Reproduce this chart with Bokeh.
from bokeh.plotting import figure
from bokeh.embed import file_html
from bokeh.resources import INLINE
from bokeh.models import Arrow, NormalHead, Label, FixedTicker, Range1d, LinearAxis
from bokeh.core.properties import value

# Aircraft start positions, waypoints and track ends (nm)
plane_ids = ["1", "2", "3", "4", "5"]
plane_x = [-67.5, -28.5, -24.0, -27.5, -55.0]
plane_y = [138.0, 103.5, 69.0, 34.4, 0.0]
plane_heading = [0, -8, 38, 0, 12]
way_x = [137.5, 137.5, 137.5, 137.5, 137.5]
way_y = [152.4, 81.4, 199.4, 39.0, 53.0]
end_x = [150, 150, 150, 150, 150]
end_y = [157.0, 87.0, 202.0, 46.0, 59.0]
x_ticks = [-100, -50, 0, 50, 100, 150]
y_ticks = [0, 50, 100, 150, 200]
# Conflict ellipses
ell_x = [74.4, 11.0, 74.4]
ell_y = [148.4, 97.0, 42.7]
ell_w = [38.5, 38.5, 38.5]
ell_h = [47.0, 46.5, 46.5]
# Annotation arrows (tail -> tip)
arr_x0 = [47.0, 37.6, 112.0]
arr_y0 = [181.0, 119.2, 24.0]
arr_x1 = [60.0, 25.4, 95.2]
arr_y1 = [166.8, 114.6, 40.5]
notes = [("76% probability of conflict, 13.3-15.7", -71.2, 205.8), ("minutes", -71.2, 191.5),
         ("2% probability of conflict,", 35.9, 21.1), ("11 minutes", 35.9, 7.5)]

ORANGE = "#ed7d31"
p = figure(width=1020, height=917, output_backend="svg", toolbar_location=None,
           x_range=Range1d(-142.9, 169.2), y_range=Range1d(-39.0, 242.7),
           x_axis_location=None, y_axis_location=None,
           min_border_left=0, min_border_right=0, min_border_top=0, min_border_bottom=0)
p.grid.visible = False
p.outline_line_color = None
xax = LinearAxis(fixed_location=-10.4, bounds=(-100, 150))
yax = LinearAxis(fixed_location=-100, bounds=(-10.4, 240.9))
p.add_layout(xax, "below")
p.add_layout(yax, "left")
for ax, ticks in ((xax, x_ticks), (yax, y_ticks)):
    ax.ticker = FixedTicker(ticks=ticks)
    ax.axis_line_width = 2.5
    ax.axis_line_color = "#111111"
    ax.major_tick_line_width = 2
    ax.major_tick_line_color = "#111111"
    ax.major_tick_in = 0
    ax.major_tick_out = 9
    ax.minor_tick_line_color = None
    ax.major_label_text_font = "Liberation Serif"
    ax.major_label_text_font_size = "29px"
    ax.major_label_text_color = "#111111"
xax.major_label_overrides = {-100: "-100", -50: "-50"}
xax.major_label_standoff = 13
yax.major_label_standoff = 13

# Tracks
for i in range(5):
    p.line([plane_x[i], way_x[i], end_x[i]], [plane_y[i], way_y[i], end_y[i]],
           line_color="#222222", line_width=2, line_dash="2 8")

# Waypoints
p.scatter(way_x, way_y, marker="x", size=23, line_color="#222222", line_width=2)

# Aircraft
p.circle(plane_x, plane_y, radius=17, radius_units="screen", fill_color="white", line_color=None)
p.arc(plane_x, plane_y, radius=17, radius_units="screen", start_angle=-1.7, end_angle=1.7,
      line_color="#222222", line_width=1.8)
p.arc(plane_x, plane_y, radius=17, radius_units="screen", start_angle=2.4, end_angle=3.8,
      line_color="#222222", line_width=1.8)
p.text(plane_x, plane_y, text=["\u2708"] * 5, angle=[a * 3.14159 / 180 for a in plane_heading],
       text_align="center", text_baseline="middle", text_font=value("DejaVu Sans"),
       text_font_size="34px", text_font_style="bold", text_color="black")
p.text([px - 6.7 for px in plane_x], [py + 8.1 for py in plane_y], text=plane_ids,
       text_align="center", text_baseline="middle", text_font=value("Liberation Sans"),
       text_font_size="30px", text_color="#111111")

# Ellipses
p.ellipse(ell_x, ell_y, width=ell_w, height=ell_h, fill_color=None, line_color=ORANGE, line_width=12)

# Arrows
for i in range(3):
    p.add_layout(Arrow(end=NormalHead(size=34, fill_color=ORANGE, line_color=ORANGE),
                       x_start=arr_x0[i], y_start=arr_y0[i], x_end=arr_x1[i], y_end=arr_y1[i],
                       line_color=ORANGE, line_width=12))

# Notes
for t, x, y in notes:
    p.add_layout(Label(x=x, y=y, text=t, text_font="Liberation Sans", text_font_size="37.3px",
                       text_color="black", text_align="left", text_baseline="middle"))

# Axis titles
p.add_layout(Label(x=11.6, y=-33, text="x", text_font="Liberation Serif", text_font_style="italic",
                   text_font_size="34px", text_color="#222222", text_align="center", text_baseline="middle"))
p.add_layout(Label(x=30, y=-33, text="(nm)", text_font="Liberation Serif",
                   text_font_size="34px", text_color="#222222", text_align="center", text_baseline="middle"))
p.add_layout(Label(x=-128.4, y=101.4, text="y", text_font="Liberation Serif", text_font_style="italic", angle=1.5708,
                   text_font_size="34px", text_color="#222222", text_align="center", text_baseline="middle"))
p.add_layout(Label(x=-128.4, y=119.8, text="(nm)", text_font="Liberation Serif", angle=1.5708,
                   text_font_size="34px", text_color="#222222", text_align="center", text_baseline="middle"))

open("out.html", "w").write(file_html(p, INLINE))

◆ Problem details: Reproduce the data shown above exactly.

◆ Expected answer:
Reproduce this chart with Bokeh.
from bokeh.plotting import figure
from bokeh.embed import file_html
from bokeh.resources import INLINE
from bokeh.models import Arrow, NormalHead, Label, FixedTicker, Range1d, LinearAxis
from bokeh.core.properties import value

# Aircraft start positions, waypoints and track ends (nm)
plane_ids = ["1", "2", "3", "4", "5"]
plane_x = [-67.5, -28.5, -24.0, -27.5, -55.0]
plane_y = [138.0, 103.5, 69.0, 34.4, 0.0]
plane_heading = [0, -8, 38, 0, 12]
way_x = [137.5, 137.5, 137.5, 137.5, 137.5]
way_y = [152.4, 81.4, 199.4, 39.0, 53.0]
end_x = [150, 150, 150, 150, 150]
end_y = [157.0, 87.0, 202.0, 46.0, 59.0]
x_ticks = [-100, -50, 0, 50, 100, 150]
y_ticks = [0, 50, 100, 150, 200]
# Conflict ellipses
ell_x = [74.4, 11.0, 74.4]
ell_y = [148.4, 97.0, 42.7]
ell_w = [38.5, 38.5, 38.5]
ell_h = [47.0, 46.5, 46.5]
# Annotation arrows (tail -> tip)
arr_x0 = [47.0, 37.6, 112.0]
arr_y0 = [181.0, 119.2, 24.0]
arr_x1 = [60.0, 25.4, 95.2]
arr_y1 = [166.8, 114.6, 40.5]
notes = [("76% probability of conflict, 13.3-15.7", -71.2, 205.8), ("minutes", -71.2, 191.5),
         ("2% probability of conflict,", 35.9, 21.1), ("11 minutes", 35.9, 7.5)]

ORANGE = "#ed7d31"
p = figure(width=1020, height=917, output_backend="svg", toolbar_location=None,
           x_range=Range1d(-142.9, 169.2), y_range=Range1d(-39.0, 242.7),
           x_axis_location=None, y_axis_location=None,
           min_border_left=0, min_border_right=0, min_border_top=0, min_border_bottom=0)
p.grid.visible = False
p.outline_line_color = None
xax = LinearAxis(fixed_location=-10.4, bounds=(-100, 150))
yax = LinearAxis(fixed_location=-100, bounds=(-10.4, 240.9))
p.add_layout(xax, "below")
p.add_layout(yax, "left")
for ax, ticks in ((xax, x_ticks), (yax, y_ticks)):
    ax.ticker = FixedTicker(ticks=ticks)
    ax.axis_line_width = 2.5
    ax.axis_line_color = "#111111"
    ax.major_tick_line_width = 2
    ax.major_tick_line_color = "#111111"
    ax.major_tick_in = 0
    ax.major_tick_out = 9
    ax.minor_tick_line_color = None
    ax.major_label_text_font = "Liberation Serif"
    ax.major_label_text_font_size = "29px"
    ax.major_label_text_color = "#111111"
xax.major_label_overrides = {-100: "-100", -50: "-50"}
xax.major_label_standoff = 13
yax.major_label_standoff = 13

# Tracks
for i in range(5):
    p.line([plane_x[i], way_x[i], end_x[i]], [plane_y[i], way_y[i], end_y[i]],
           line_color="#222222", line_width=2, line_dash="2 8")

# Waypoints
p.scatter(way_x, way_y, marker="x", size=23, line_color="#222222", line_width=2)

# Aircraft
p.circle(plane_x, plane_y, radius=17, radius_units="screen", fill_color="white", line_color=None)
p.arc(plane_x, plane_y, radius=17, radius_units="screen", start_angle=-1.7, end_angle=1.7,
      line_color="#222222", line_width=1.8)
p.arc(plane_x, plane_y, radius=17, radius_units="screen", start_angle=2.4, end_angle=3.8,
      line_color="#222222", line_width=1.8)
p.text(plane_x, plane_y, text=["\u2708"] * 5, angle=[a * 3.14159 / 180 for a in plane_heading],
       text_align="center", text_baseline="middle", text_font=value("DejaVu Sans"),
       text_font_size="34px", text_font_style="bold", text_color="black")
p.text([px - 6.7 for px in plane_x], [py + 8.1 for py in plane_y], text=plane_ids,
       text_align="center", text_baseline="middle", text_font=value("Liberation Sans"),
       text_font_size="30px", text_color="#111111")

# Ellipses
p.ellipse(ell_x, ell_y, width=ell_w, height=ell_h, fill_color=None, line_color=ORANGE, line_width=12)

# Arrows
for i in range(3):
    p.add_layout(Arrow(end=NormalHead(size=34, fill_color=ORANGE, line_color=ORANGE),
                       x_start=arr_x0[i], y_start=arr_y0[i], x_end=arr_x1[i], y_end=arr_y1[i],
                       line_color=ORANGE, line_width=12))

# Notes
for t, x, y in notes:
    p.add_layout(Label(x=x, y=y, text=t, text_font="Liberation Sans", text_font_size="37.3px",
                       text_color="black", text_align="left", text_baseline="middle"))

# Axis titles
p.add_layout(Label(x=11.6, y=-33, text="x", text_font="Liberation Serif", text_font_style="italic",
                   text_font_size="34px", text_color="#222222", text_align="center", text_baseline="middle"))
p.add_layout(Label(x=30, y=-33, text="(nm)", text_font="Liberation Serif",
                   text_font_size="34px", text_color="#222222", text_align="center", text_baseline="middle"))
p.add_layout(Label(x=-128.4, y=101.4, text="y", text_font="Liberation Serif", text_font_style="italic", angle=1.5708,
                   text_font_size="34px", text_color="#222222", text_align="center", text_baseline="middle"))
p.add_layout(Label(x=-128.4, y=119.8, text="(nm)", text_font="Liberation Serif", angle=1.5708,
                   text_font_size="34px", text_color="#222222", text_align="center", text_baseline="middle"))

open("out.html", "w").write(file_html(p, INLINE))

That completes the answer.